Thursday has brought with it a major change in Senatorial power plays, with Senate Majority Leader Harry Reid, D-Nev. pushing a change to filibuster rules through the Senate using what’s referred to as the “nuclear option.” What the change will ultimately do in the short term is allow those previously blocked nominees chosen by President Barack Obama to be confirmed.
Republicans are predictably quite angry — now only fifty-one votes will be needed to end the GOP’s filibuster instead of the previous sixty votes. “It’s a sad day in the history of the Senate,” said Senate Minority Leader Mitch McConnell, R-Ky. following the changes — according to Fox News. Obama, on the other hand, has been highly supportive of the change, and called the filibuster of his nominees an “unprecedented pattern of obstruction,” and emphasized that, “For the sake of future generations, we can’t let it become normal.”
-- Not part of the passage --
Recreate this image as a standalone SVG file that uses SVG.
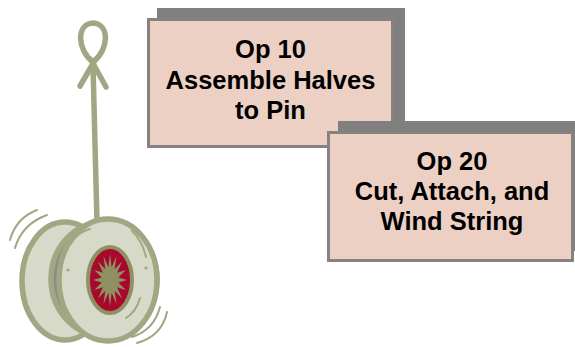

According to USA Today, he admitted that both parties can at times be stubborn, and that, “Neither party has been blameless for these tactics.” Still, he feels “a deliberate and determined effort to obstruct everything — no matter what the merits, just to re-fight the results of an election — is not normal.”
The president cited some impressive data to back up his claim that Republican filibustering had gone beyond the norm — explaining that in six decades prior to his election only twenty individuals nominated for executive jobs dealt with filibusters.
In the time since Obama was elected, “nearly [thirty] nominees have been treated this way,” said the president, showing a large rise in opposition during his time in Washington. “This isn’t obstruction on substance, on qualifications. It’s just to gum up the works,” he said, pointing out that his choices have had to wait “nearly two-and-a-half times longer” than George W. Bush’s did in the last presidency.